Lessons from the campaign
During the campaign, Americans got a KM case in point: Bush against Gore in a "debate." (Disclaimer: What follows is intended to be only inadvertently partisan.) Among the important issues to be settled are: What is the role of personality in leadership? Does a leader have to be likable? Is policy enough?; Are facts enough?;
On what basis do we decide which facts to believe? How much of learning is the inevitable reinforcement of what we already know?; How radical can the disjunction be between image and self before we move from posing to social psychosis?; What's the difference between critiquing and criticizing?; If personality is a key determinant, why are personal attacks considered out of bounds?; How many presidential elections have been determined on the basis of body language? Is that appropriate?; What is the best way to appear unscripted: to rehearse scripts that mimic improvisation ("Try pausing for a two count, rapidly shift your eyes back and forth as if thinking, and begin with the word 'Well' ") or by being unscripted? Can the audience tell the difference? (Consider using a Turing Test here.); What does making a mistake tell us about a human being other than that she or he is a human being? What is the price of being wrong in public?; Is it possible to listen while standing behind a lectern?
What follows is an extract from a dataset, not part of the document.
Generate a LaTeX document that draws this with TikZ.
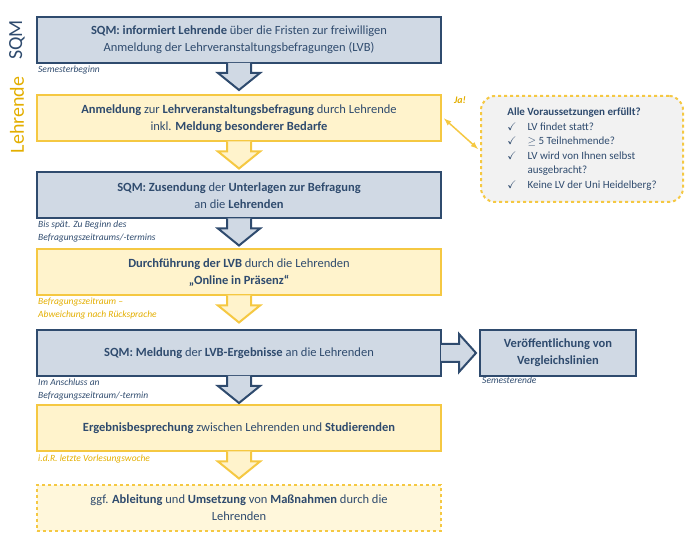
\documentclass[tikz,border=0pt]{standalone}
\usepackage{fontspec}
\setmainfont{Carlito}
\usepackage{amssymb}
\usetikzlibrary{calc}
\definecolor{sqmline}{HTML}{2F4B6E}
\definecolor{sqmfill}{HTML}{D0D9E4}
\definecolor{lehline}{HTML}{F5C842}
\definecolor{lehfill}{HTML}{FFF3CC}
\definecolor{lehtext}{HTML}{E3AE00}
\definecolor{greyfill}{HTML}{F2F2F2}
\tikzset{
  box/.style={draw, line width=2pt, minimum width=404pt, minimum height=46pt, align=center, font=\fontsize{12.5}{17}\selectfont, inner sep=0pt},
  sqm/.style={box, draw=sqmline, fill=sqmfill, text=sqmline},
  leh/.style={box, draw=lehline, fill=lehfill, text=sqmline},
  sqmarr/.style={draw=sqmline, fill=sqmfill, line width=2pt, line join=miter},
  leharr/.style={draw=lehline, fill=lehfill, line width=2pt, line join=miter},
  note/.style={anchor=north west, align=left, font=\fontsize{9.5}{13}\selectfont\itshape, inner sep=0pt}
}
% down arrow below a box
\newcommand{\flowarr}[2]{%
  \draw[#2] ($(#1.south)+(-12,1)$) -- ++(0,-10) -- ++(-9,0) -- ++(21,-17) -- ++(21,17) -- ++(-9,0) -- ++(0,10);}
\begin{document}
\begin{tikzpicture}[x=1pt,y=1pt]
\useasboundingbox (0,0) rectangle (692,545);
% main flow
\node[sqm] (info) at (239,505) {\textbf{SQM: informiert Lehrende} über die Fristen zur freiwilligen\\Anmeldung der Lehrveranstaltungsbefragungen (LVB)};
\node[leh] (anm) at (239,426.5) {\textbf{Anmeldung} zur \textbf{Lehrveranstaltungsbefragung} durch Lehrende\\inkl. \textbf{Meldung besonderer Bedarfe}};
\node[sqm] (zus) at (239,349.5) {\textbf{SQM: Zusendung} der \textbf{Unterlagen zur Befragung}\\an die \textbf{Lehrenden}};
\node[leh] (durch) at (239,272.5) {\textbf{Durchführung der LVB} durch die Lehrenden\\\textbf{„Online in Präsenz“}};
\node[sqm] (erg) at (239,192) {\textbf{SQM: Meldung} der \textbf{LVB-Ergebnisse} an die Lehrenden};
\node[leh] (bespr) at (239,116.5) {\textbf{Ergebnisbesprechung} zwischen Lehrenden und \textbf{Studierenden}};
\node[leh, dashed, fill=lehfill!70] (mass) at (239,37) {ggf. \textbf{Ableitung} und \textbf{Umsetzung} von \textbf{Maßnahmen} durch die\\Lehrenden};
\flowarr{info}{sqmarr}
\flowarr{anm}{leharr}
\flowarr{zus}{sqmarr}
\flowarr{durch}{leharr}
\flowarr{erg}{sqmarr}
\flowarr{bespr}{leharr}
% notes
\node[note, text=sqmline] (n1) at (38,479) {Semesterbeginn};
\node[note, text=sqmline] (n2) at (38,324) {Bis spät. Zu Beginn des\\Befragungszeitraums/-termins};
\node[note, text=lehtext] (n3) at (38,247) {Befragungszeitraum –\\Abweichung nach Rücksprache};
\node[note, text=sqmline] (n4) at (38,166) {Im Anschluss an\\Befragungszeitraum/-termin};
\node[note, text=lehtext] (n5) at (38,90) {i.d.R. letzte Vorlesungswoche};
\node[note, text=sqmline] (n6) at (482,168) {Semesterende};
% side labels
\node[rotate=90, text=sqmline, font=\fontsize{20}{20}\selectfont] (lsqm) at (17,505) {SQM};
\node[rotate=90, text=lehtext, font=\fontsize{20}{20}\selectfont] (lleh) at (17,430) {Lehrende};
% conditions
\node[draw=lehline, dashed, line width=2pt, rounded corners=14pt, fill=greyfill, minimum width=202pt, minimum height=106pt, text=sqmline, align=left, font=\fontsize{11}{14.5}\selectfont] (cond) at (582,396) {%
\textbf{Alle Voraussetzungen erfüllt?}\\
$\checkmark$\quad LV findet statt?\\
$\checkmark$\quad $\geq$ 5 Teilnehmende?\\
$\checkmark$\quad LV wird von Ihnen selbst\\
\phantom{$\checkmark$}\quad ausgebracht?\\
$\checkmark$\quad Keine LV der Uni Heidelberg?};
\draw[lehline, line width=1.5pt, <->, >=latex] (anm.east) ++(2,0) -- ($(cond.west)+(-2,0)$);
\node[text=lehtext, font=\fontsize{10}{12}\selectfont\bfseries\itshape] (ja) at (460,445) {Ja!};
% publication
\node[sqm, minimum width=156pt, minimum height=46pt, font=\fontsize{12.5}{17}\selectfont\bfseries] (veroe) at (558,192) {Veröffentlichung von\\Vergleichslinien};
\draw[sqmarr] ($(erg.east)+(-1,9)$) -- ++(18,0) -- ++(0,10) -- ($(veroe.west)+(-3,0)$) -- ($(erg.east)+(17,-19)$) -- ++(0,10) -- ++(-18,0);
\end{tikzpicture}
\end{document}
To change one's mind?; At what point does appearing like a leader require one to cease acting like a human being?;
Now, apply all these questions to your management team's next communication.
(Note: Lord knows I love hearing from y'all but please don't assume that I'm implying certain answers to these questions and then argue with me that Gore isn't a phony and Bush isn't a moron. (Oh, and by the way, they're both phonies but Bush is a genuine moron.)